Ensure that the following file structure is maintained and files are created:
./
|
└──guardplot
| |
| └──data
| | | anomReasons.csv
| |
| └──dbbuilder
| | | dbbuilder.py
| |
| └──example_data
| |
| └──utils
| | | __init__.py
| | | generate_data.py
| | | gsclasses.py
| | | gslink.py
| |
| | config.ini
| | DockerFile
| | guardplot.py
| | requirements.txt
|
| docker-compose.yaml
The anomReasons.csv file needs to exist for the program to have enough data to run. Below is the default contents, once values are determined for each severity level, they can be added to the file.
sevh3,dos attack,ddos attack
sevh2,dos attack,ddos attack,network is being probed
sevh1,network is being probed
sevl1,unknown reason
sevl2,unknown reason
sevl3,unknown reason
sev0,network is being held,recording host system error
glob,recording host system error
nores,system is being held,system is currently off
In the guardplot/ directory is the config.ini file that contains the following lines (the attributes are set to defaults):
[database]
import = data/example_data
database = data/HostData.db
[anomalies]
logs = data/anomLogs.csv
reasons = data/anomReasons.csv
This is to set the file locations that are used by the program. Altering these will alter where the files are located.
- import: The directory that contains the json files that need to be read into the database
- database: The location of the database file used by the software
- logs: The location of the anomaly logs recorded by the software
- reasons: The best guess of the software as to the reasons behind anomalies
The code is set up to read through all directories with the date format "YYYY-mm-dd" as the names, with each containing a series of json files that contain logs for times throughout that date. The dbbuilder.py software reads in the json formatted data, preprocesses it, and saves it into a sqlite3 database.

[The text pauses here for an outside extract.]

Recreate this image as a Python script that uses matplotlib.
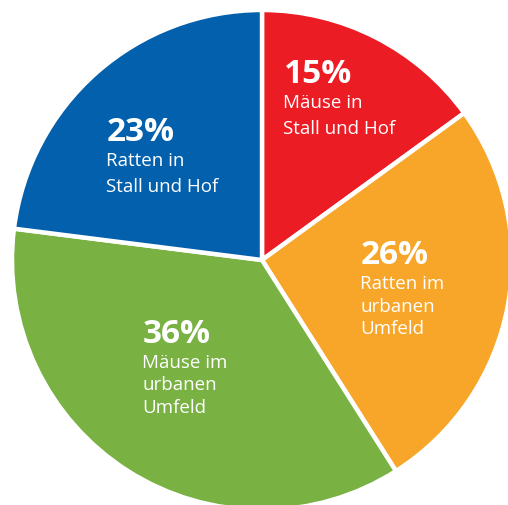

The Database reader is expecting the following json structure for each event:
[
{"host":"host_name_1","events":5,"date":"2022-10-03","epoch":1664820000},
{"host":"host_name_1","events":1,"date":"2022-10-03","epoch":1664823600},
...
]
Bring up the project by running the following command in the terminal in the root of the project:
sudo -E docker-compose up --build
During the building processes, example data simulating 90 days of events for 30 hosts is loaded into 'example_data' and the sqlite3 database is loaded with that example data. All the needed python libraries (listed in requirements.txt) are also installed into the image.
Once the container is running, exec into the "guardplot" container:
sudo docker exec -it guardplot bash
Once the database is created, populated, and all data analyzed, you can start your analysis of the data using the guardplot.py software. The Usage is below:
usage: GuardPlot.py [-h] [-a] [-g] [-i IP [-o | -d DATE | -l -e EVENTS [-p PREVIOUSEVENTS] -t TIME]]
optional arguments:
-h, --help show this help message and exit
-a, --anomaly-view displays details about anomalies rather than a plot
-g, --global performs global anomaly detection
-i IP, --ip IP evalute the given ip address
-o, --overall if ip is provided, view daily stats from last 33 date entries
-d DATE, --date DATE if ip is provided, evaluate the given date
-l, --live if ip is provided, performs live anomaly detection, event and time required
-e EVENTS, --events EVENTS
when in live mode, evaluate the live data point
-p PREVIOUSEVENTS, --previous-events PREVIOUSEVENTS
when in live mode, evaluate the data point compared to previous data point
-t EPOCH, --time EPOCH
when in live mode, provide an epoch for comparison
In the case that you want to preload your own data into the database, place your data files into the correct location and change the path in 'config.ini'. Once the files are in place, use the dbbuilder.py program to rebuild the database:
usage: dbbuilder.py [-a] [-s] [-h]
optional arguments:
-h, --help show this help message and exit
-a, --all-reload reload all entries in the database
-s, --stat-reload reload all stats in the database
This will construct a database with the following tables:
- LOGS: The raw data from the Json
- INDVSTATS: Contains the analysis and stats of each log entry
- DAILYSTATS: Contains the analysis and stats for each day of each host
- OVERALLSTATS: Contains the analysis and stats for each host for all time
NOTE: Using the command without any parameters will load any not included data from the Json resource and update the tables (the OVERALLSTATS table is completely recalculated).
-
Using the [-a] parameter will drop all tables and recreate the database.
-
Using the [-s] parameter will drop all stats entries in the database and recalculate them
The conversion of Json into sqlite3 is incredibly fast; however, the actual analysis performed on each and every data point is not. On average expect this process to take 6-10 hours to complete for the very first time use. After that the database is simply updated and shouldn't take long if done routinely (recommended everytime logs are recieved).